**Set problem:**
Begin with the first line and repeat exactly through the line containing "1.694e4, RT: 10.11"; leave every image out.

**Collected data:**
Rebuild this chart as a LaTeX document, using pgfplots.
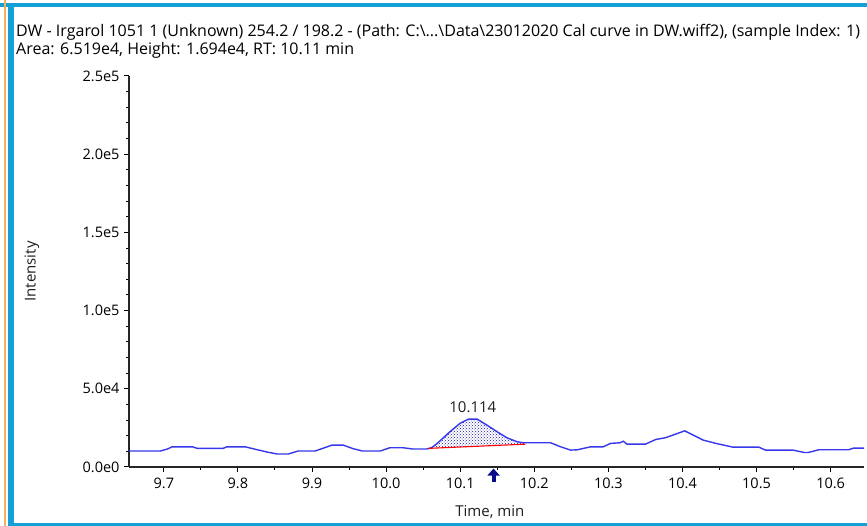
\documentclass[border=0pt]{standalone}
\usepackage{fontspec}
\setmainfont{Open Sans}
\usepackage{pgfplots}
\pgfplotsset{compat=1.18}
\usetikzlibrary{patterns,arrows.meta}
\definecolor{framecyan}{RGB}{20,160,215}
\definecolor{frameorange}{RGB}{245,175,90}
\definecolor{traceblue}{RGB}{55,55,235}
\definecolor{markblue}{RGB}{10,10,140}
\definecolor{txt}{RGB}{30,30,30}

\begin{document}
\begin{tikzpicture}[x=1pt,y=1pt,font=\fontsize{15}{17}\selectfont\color{txt}]
% window frame, 1pt = 1 px of the reference
\fill[white] (0,0) rectangle (867,526);
\fill[framecyan] (0,519) rectangle (867,523);
\fill[framecyan] (8,0) rectangle (14,523);
\fill[framecyan] (8,0) rectangle (867,3);
\fill[frameorange] (4,0) rectangle (5.5,526);
\node[anchor=west, inner sep=0pt, font=\fontsize{16}{18}\selectfont] at (16,494) {DW - Irgarol 1051 1 (Unknown) 254.2 / 198.2 - (Path: C:\textbackslash...\textbackslash Data\textbackslash 23012020 Cal curve in DW.wiff2), (sample Index: 1)};
\node[anchor=west, inner sep=0pt, font=\fontsize{16}{18}\selectfont] at (16,476) {Area: 6.519e4, Height: 1.694e4, RT: 10.11 min};

\begin{axis}[
    at={(129pt,59pt)}, anchor=south west,
    scale only axis, width=735pt, height=391pt,
    xmin=9.653, xmax=10.645, ymin=0, ymax=250000,
    axis x line*=bottom, axis y line*=left,
    axis line style={line width=1.1pt, black!85, -},
    xtick={9.7,9.8,9.9,10.0,10.1,10.2,10.3,10.4,10.5,10.6},
    xticklabels={9.7,9.8,9.9,10.0,10.1,10.2,10.3,10.4,10.5,10.6},
    minor x tick num=1,
    ytick={0,50000,100000,150000,200000,250000},
    yticklabels={0.0e0,5.0e4,1.0e5,1.5e5,2.0e5,2.5e5},
    minor y tick num=4,
    scaled y ticks=false,
    tick label style={font=\fontsize{14.5}{16}\selectfont},
    x tick label style={yshift=-2pt},
    y tick label style={xshift=-1pt},
    xtick align=outside, ytick align=outside,
    major tick length=5pt, minor tick length=3pt,
    every tick/.style={black, line width=1pt},
    xlabel={Time, min}, ylabel={Intensity},
    xlabel style={at={(axis description cs:0.491,-0.115)}, anchor=center},
    ylabel style={at={(axis description cs:-0.132,0.5)}, anchor=center, rotate=0},
    clip=false,
]
% integrated peak area
\addplot[draw=none, pattern=crosshatch dots, pattern color=markblue!70!traceblue] coordinates {
    (10.057,11900) (10.062,12500) (10.069,15100) (10.086,22500) (10.100,28000)
    (10.111,30600) (10.123,30600) (10.136,26800) (10.150,22500) (10.163,18700)
    (10.177,16100) (10.188,15500) (10.188,14600) (10.057,11900)};
% chromatogram trace
\addplot[traceblue, line width=1.4pt, mark=none] coordinates {
    (9.653,10200) (9.695,10200) (9.705,11500) (9.711,12900) (9.739,12900)
    (9.745,11900) (9.780,11900) (9.785,12900) (9.810,12900) (9.822,11500)
    (9.840,9500) (9.853,8300) (9.868,8300) (9.881,10200) (9.904,10200)
    (9.915,12000) (9.927,14000) (9.942,14000) (9.955,11800) (9.968,10200)
    (9.992,10200) (10.005,12300) (10.023,12300) (10.036,11500) (10.055,11500)
    (10.062,12500) (10.069,15100) (10.086,22500) (10.100,28000) (10.111,30600)
    (10.123,30600) (10.136,26800) (10.150,22500) (10.163,18700) (10.177,16100)
    (10.185,15500) (10.222,15500) (10.235,13000) (10.249,10800) (10.258,11000)
    (10.276,12900) (10.293,12900) (10.303,15100) (10.316,15500) (10.320,16500)
    (10.325,14600) (10.350,14600) (10.364,17600) (10.377,18700) (10.403,23100)
    (10.428,17200) (10.445,15100) (10.468,12700) (10.503,12700) (10.512,10800)
    (10.549,10800) (10.564,9300) (10.570,9300) (10.584,11000) (10.624,11000)
    (10.631,12100) (10.645,12100)};
% baseline of the integrated peak
\addplot[red, line width=1.1pt, mark=none] coordinates {(10.057,11900) (10.188,14600)};
\node at (axis cs:10.117,38000) {10.114};
\draw[markblue, line width=4pt, -{Triangle[width=12pt,length=7pt]}]
    (axis cs:10.145,-9500) -- (axis cs:10.145,-1000);
\end{axis}
\end{tikzpicture}
\end{document}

**Response:**
Rebuild this chart as a LaTeX document, using pgfplots.
\documentclass[border=0pt]{standalone}
\usepackage{fontspec}
\setmainfont{Open Sans}
\usepackage{pgfplots}
\pgfplotsset{compat=1.18}
\usetikzlibrary{patterns,arrows.meta}
\definecolor{framecyan}{RGB}{20,160,215}
\definecolor{frameorange}{RGB}{245,175,90}
\definecolor{traceblue}{RGB}{55,55,235}
\definecolor{markblue}{RGB}{10,10,140}
\definecolor{txt}{RGB}{30,30,30}

\begin{document}
\begin{tikzpicture}[x=1pt,y=1pt,font=\fontsize{15}{17}\selectfont\color{txt}]
% window frame, 1pt = 1 px of the reference
\fill[white] (0,0) rectangle (867,526);
\fill[framecyan] (0,519) rectangle (867,523);
\fill[framecyan] (8,0) rectangle (14,523);
\fill[framecyan] (8,0) rectangle (867,3);
\fill[frameorange] (4,0) rectangle (5.5,526);
\node[anchor=west, inner sep=0pt, font=\fontsize{16}{18}\selectfont] at (16,494) {DW - Irgarol 1051 1 (Unknown) 254.2 / 198.2 - (Path: C:\textbackslash...\textbackslash Data\textbackslash 23012020 Cal curve in DW.wiff2), (sample Index: 1)};
\node[anchor=west, inner sep=0pt, font=\fontsize{16}{18}\selectfont] at (16,476) {Area: 6.519e4, Height: 1.694e4, RT: 10.11 min};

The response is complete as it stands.